= Exercise details =
Only the lines from the line containing "Clone this chart in matplotlib." through the line containing "clip_on=False, **kw))" should be reproduced, please, with no pictures.

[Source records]
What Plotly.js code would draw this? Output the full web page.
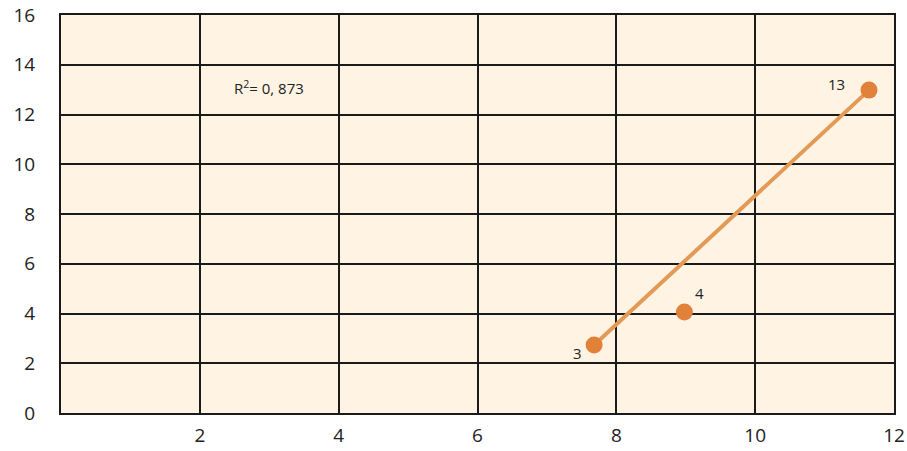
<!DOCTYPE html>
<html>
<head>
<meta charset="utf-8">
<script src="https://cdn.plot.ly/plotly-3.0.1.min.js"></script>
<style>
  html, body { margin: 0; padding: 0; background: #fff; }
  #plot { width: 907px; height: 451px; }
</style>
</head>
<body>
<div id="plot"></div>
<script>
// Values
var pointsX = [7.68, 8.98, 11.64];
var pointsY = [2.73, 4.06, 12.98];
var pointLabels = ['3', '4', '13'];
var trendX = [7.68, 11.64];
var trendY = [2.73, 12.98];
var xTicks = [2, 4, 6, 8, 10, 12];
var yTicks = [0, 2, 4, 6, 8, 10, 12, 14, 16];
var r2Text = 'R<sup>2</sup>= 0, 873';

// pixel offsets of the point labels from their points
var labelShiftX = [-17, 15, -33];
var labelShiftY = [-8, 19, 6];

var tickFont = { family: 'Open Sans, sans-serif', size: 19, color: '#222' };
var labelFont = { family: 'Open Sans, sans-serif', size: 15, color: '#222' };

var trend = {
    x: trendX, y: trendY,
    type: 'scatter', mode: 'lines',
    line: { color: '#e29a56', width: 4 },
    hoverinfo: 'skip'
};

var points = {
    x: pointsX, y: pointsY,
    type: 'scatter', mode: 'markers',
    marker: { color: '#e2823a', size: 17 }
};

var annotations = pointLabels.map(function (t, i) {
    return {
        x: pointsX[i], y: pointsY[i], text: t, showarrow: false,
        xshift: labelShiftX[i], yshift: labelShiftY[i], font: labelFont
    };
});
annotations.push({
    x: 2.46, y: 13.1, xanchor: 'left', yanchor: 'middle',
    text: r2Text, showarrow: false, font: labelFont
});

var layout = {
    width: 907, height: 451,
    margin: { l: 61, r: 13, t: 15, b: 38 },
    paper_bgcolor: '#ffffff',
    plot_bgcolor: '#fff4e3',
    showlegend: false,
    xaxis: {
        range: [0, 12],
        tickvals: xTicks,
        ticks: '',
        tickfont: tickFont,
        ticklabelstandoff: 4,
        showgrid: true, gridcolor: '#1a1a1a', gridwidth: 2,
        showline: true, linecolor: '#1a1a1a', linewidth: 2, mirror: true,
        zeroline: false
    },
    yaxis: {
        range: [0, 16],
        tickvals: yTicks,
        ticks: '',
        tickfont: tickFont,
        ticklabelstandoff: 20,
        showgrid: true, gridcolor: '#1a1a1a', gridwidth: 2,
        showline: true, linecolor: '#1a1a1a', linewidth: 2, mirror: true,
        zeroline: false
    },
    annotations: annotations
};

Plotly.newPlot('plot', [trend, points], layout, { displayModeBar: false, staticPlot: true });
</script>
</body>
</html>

---

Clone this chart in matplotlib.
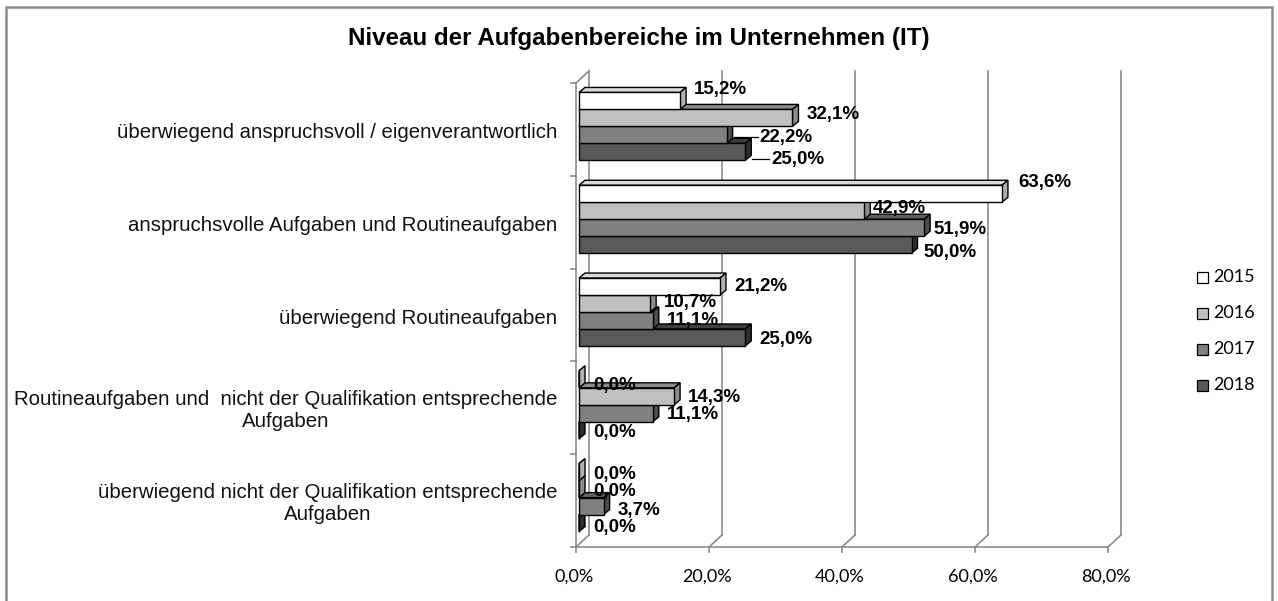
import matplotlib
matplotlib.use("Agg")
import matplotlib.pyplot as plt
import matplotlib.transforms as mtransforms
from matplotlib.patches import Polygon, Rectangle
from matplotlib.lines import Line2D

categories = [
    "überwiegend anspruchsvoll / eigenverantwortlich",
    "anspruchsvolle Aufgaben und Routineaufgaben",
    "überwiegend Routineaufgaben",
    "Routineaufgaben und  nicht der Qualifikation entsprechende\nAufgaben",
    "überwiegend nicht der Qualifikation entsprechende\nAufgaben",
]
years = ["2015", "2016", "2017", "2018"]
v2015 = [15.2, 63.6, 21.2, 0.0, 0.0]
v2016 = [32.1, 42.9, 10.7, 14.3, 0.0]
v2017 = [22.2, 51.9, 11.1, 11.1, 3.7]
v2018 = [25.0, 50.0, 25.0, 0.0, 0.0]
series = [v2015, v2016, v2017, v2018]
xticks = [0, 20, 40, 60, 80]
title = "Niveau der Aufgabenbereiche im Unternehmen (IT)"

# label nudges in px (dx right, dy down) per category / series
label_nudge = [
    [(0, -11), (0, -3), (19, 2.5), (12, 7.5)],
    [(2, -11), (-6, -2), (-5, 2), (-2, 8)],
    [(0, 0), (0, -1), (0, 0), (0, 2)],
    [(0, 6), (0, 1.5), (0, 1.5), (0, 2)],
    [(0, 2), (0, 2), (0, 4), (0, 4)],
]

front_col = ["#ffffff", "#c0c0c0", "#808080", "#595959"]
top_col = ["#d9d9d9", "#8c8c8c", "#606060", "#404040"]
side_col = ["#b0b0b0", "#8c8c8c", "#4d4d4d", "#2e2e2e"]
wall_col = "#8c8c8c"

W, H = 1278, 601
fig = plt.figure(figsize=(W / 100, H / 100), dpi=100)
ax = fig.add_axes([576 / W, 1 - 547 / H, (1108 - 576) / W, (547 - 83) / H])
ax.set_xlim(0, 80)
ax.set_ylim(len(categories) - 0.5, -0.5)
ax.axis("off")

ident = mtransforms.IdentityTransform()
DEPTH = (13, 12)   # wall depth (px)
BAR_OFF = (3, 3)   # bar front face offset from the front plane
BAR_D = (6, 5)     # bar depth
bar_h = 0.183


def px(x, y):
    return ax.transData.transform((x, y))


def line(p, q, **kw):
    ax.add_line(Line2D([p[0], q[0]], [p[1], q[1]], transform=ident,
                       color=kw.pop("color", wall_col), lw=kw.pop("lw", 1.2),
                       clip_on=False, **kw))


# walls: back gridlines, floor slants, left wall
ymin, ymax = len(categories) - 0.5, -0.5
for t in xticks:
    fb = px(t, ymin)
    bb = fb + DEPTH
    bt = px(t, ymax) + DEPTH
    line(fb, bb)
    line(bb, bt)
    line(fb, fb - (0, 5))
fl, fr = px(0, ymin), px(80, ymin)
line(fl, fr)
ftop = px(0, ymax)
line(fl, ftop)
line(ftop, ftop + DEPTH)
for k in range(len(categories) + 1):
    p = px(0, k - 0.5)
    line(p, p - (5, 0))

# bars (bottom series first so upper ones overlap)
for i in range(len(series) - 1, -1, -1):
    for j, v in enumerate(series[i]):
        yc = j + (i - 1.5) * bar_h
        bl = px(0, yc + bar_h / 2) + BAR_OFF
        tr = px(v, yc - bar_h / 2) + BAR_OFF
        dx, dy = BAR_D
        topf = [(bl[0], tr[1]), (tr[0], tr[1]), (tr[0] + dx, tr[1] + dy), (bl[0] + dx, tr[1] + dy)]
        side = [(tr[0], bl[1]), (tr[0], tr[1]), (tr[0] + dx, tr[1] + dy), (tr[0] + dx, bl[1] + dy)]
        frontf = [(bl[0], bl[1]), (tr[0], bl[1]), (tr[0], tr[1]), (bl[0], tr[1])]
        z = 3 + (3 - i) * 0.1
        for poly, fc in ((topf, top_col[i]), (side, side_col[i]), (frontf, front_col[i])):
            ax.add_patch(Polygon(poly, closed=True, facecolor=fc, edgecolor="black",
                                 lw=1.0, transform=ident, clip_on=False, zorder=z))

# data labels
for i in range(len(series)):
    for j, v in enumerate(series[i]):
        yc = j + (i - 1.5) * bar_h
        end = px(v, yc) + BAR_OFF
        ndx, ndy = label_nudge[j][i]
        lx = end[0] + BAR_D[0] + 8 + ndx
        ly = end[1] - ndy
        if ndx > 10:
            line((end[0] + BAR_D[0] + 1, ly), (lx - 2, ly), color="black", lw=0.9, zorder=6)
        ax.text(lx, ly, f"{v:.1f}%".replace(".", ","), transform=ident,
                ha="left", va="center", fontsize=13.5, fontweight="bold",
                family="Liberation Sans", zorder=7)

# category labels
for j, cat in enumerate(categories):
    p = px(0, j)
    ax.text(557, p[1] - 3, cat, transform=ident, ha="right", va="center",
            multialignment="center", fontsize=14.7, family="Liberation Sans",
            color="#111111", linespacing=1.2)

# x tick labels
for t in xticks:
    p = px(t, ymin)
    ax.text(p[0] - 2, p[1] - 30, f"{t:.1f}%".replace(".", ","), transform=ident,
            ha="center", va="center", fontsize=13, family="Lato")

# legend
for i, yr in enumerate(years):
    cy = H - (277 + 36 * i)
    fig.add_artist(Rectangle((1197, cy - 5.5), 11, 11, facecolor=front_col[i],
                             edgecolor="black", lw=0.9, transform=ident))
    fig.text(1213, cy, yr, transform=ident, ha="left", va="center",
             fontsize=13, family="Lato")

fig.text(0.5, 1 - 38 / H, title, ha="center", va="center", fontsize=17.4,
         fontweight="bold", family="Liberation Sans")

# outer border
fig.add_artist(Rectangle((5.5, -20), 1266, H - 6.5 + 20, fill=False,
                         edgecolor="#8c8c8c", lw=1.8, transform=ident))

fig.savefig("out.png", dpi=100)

= The answer =
Clone this chart in matplotlib.
import matplotlib
matplotlib.use("Agg")
import matplotlib.pyplot as plt
import matplotlib.transforms as mtransforms
from matplotlib.patches import Polygon, Rectangle
from matplotlib.lines import Line2D

categories = [
    "überwiegend anspruchsvoll / eigenverantwortlich",
    "anspruchsvolle Aufgaben und Routineaufgaben",
    "überwiegend Routineaufgaben",
    "Routineaufgaben und  nicht der Qualifikation entsprechende\nAufgaben",
    "überwiegend nicht der Qualifikation entsprechende\nAufgaben",
]
years = ["2015", "2016", "2017", "2018"]
v2015 = [15.2, 63.6, 21.2, 0.0, 0.0]
v2016 = [32.1, 42.9, 10.7, 14.3, 0.0]
v2017 = [22.2, 51.9, 11.1, 11.1, 3.7]
v2018 = [25.0, 50.0, 25.0, 0.0, 0.0]
series = [v2015, v2016, v2017, v2018]
xticks = [0, 20, 40, 60, 80]
title = "Niveau der Aufgabenbereiche im Unternehmen (IT)"

# label nudges in px (dx right, dy down) per category / series
label_nudge = [
    [(0, -11), (0, -3), (19, 2.5), (12, 7.5)],
    [(2, -11), (-6, -2), (-5, 2), (-2, 8)],
    [(0, 0), (0, -1), (0, 0), (0, 2)],
    [(0, 6), (0, 1.5), (0, 1.5), (0, 2)],
    [(0, 2), (0, 2), (0, 4), (0, 4)],
]

front_col = ["#ffffff", "#c0c0c0", "#808080", "#595959"]
top_col = ["#d9d9d9", "#8c8c8c", "#606060", "#404040"]
side_col = ["#b0b0b0", "#8c8c8c", "#4d4d4d", "#2e2e2e"]
wall_col = "#8c8c8c"

W, H = 1278, 601
fig = plt.figure(figsize=(W / 100, H / 100), dpi=100)
ax = fig.add_axes([576 / W, 1 - 547 / H, (1108 - 576) / W, (547 - 83) / H])
ax.set_xlim(0, 80)
ax.set_ylim(len(categories) - 0.5, -0.5)
ax.axis("off")

ident = mtransforms.IdentityTransform()
DEPTH = (13, 12)   # wall depth (px)
BAR_OFF = (3, 3)   # bar front face offset from the front plane
BAR_D = (6, 5)     # bar depth
bar_h = 0.183


def px(x, y):
    return ax.transData.transform((x, y))


def line(p, q, **kw):
    ax.add_line(Line2D([p[0], q[0]], [p[1], q[1]], transform=ident,
                       color=kw.pop("color", wall_col), lw=kw.pop("lw", 1.2),
                       clip_on=False, **kw))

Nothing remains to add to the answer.